Exact theory of plasmon reflection and transmission in partially gated two-dimensional system

TL;DR

This paper presents an exact analytical theory for plasmon reflection and transmission at boundaries in two-dimensional electron systems, accounting for evanescent fields and radiative losses, with implications for terahertz devices.

Contribution

The authors develop a rigorous analytical framework for plasmon scattering at 2DES boundaries using the Wiener-Hopf technique, including evanescent and radiative effects.

Findings

Reflected plasmon dominates electric field in non-retarded limit

Radiative losses are negligible when plasmon scattering is considered

Reflection and transmission coefficients depend complexly on 2DES-gate separation and conductivity

Abstract

We develop an exact theory of plasmon scattering at the boundary between gated and ungated regions of a two-dimensional electron system (2DES).
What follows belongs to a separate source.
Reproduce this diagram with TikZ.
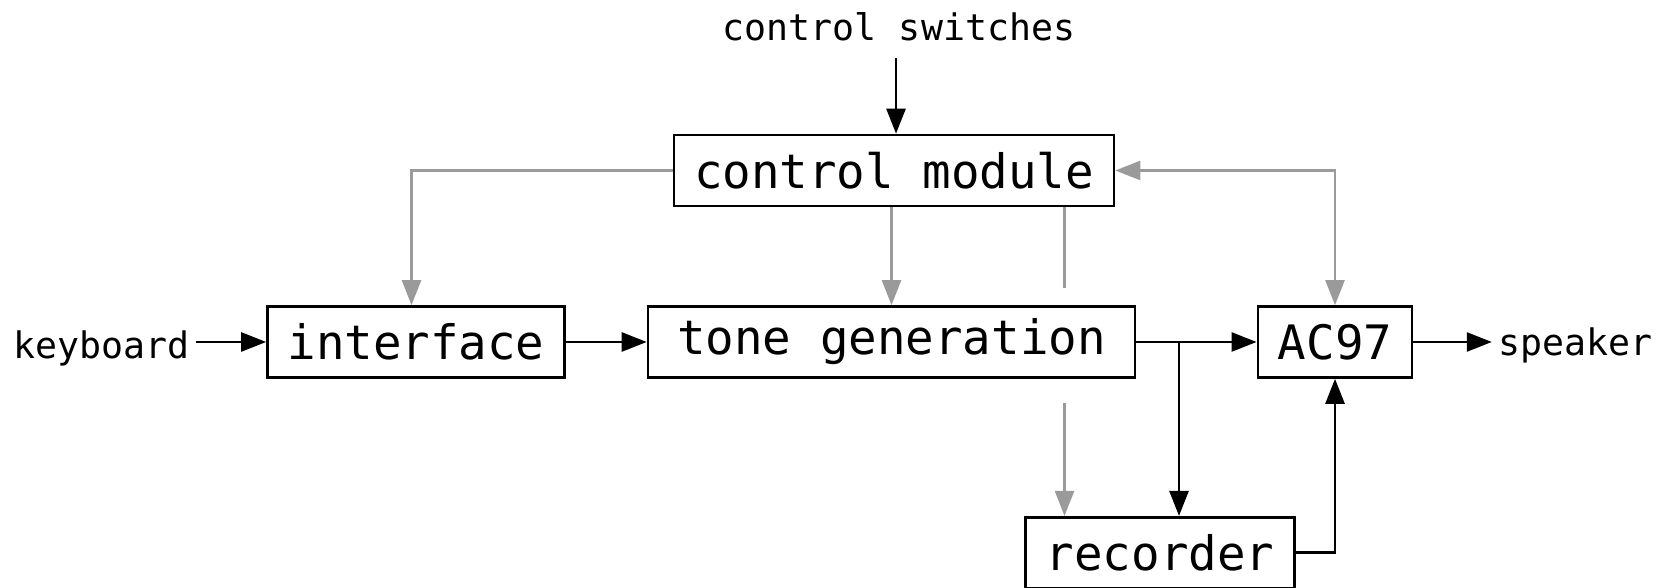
\documentclass[tikz,border=0pt]{standalone}
\usepackage{fontspec}
\setmainfont{DejaVu Sans Mono}
\usepackage{tikz}
\usetikzlibrary{arrows.meta}
\definecolor{ctrlgray}{HTML}{9A9A9A}

\begin{document}
\begin{tikzpicture}[x=1cm, y=1cm, >={Triangle[length=0.5cm,width=0.38cm]},
  block/.style={draw, line width=1.5pt, inner xsep=0.4cm, minimum height=1.42cm,
    font=\fontsize{27}{32}\selectfont},
  label/.style={font=\fontsize{20.8}{25}\selectfont},
  sig/.style={line width=1.5pt, ->},
  ctrl/.style={draw=ctrlgray, line width=1.4pt, ->}]

\useasboundingbox (0,0) rectangle (33.52,11.76);

% Blöcke
\node [block] (module) at (17.88,8.35) {control module};
\node [block] (interface) at (8.32,4.92) {interface};
\node [block, minimum width=9.74cm] (tone) at (17.83,4.92) {tone generation};
\node [block] (ac97) at (26.70,4.92) {AC97};
\node [block] (recorder) at (23.20,0.705) {recorder};

% Ein- und Ausgänge
\node [label] (switches) at (17.98,11.23) {control switches};
\node [label] (keyboard) at (2.03,4.80) {keyboard};
\node [label] (speaker) at (31.50,4.86) {speaker};

\coordinate (split) at (23.58,4.92);
\coordinate (skipA) at (21.29,5.99);
\coordinate (skipB) at (21.29,3.70);

% Signalweg
\draw [sig, shorten <=0.22cm] (switches.south -| 17.92,0) -- (17.92,0 |- module.north);
\draw [sig] (keyboard.east |- interface.west) -- (interface.west);
\draw [sig] (interface) -- (tone);
\draw [sig] (tone) -- (ac97);
\draw [sig] (split) -- (split |- recorder.north);
\draw [sig] (ac97.east) -- (ac97.east -| speaker.west);
\draw [sig] (recorder.east) -| (ac97.south);

% Steuerleitungen
\draw [ctrl] (module.west) -| (8.23,0 |- interface.north);
\draw [ctrl] (module.south -| tone.north) -- (tone.north);
\draw [ctrl, -] (skipA |- module.south) -- (skipA);
\draw [ctrl] (skipB) -- (skipB |- recorder.north);
\draw [ctrl, <->] (module.east) -| (ac97.north);

\end{tikzpicture}
\end{document}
Using the Wiener-Hopf technique, we derive analytical expressions for the complex reflection and transmission coefficients of plasmons incident from both sides of the interface. The theory fully accounts for evanescent fields at the gate edge and radiative losses into free-space electromagnetic waves. In the non-retarded limit and for small gate-2DES separation, the reflected plasmon dominates the total electric field, while radiative losses are negligible when plasmon scattering. The amplitudes and phases of the reflection and transmission coefficients for plasmons incident from both sides have a complex dependence from 2DES-gate separation and conductivity of 2DES. Our results provide a rigorous foundation for modeling tunable plasmonic crystals based on 2DES for terahertz detection and modulation.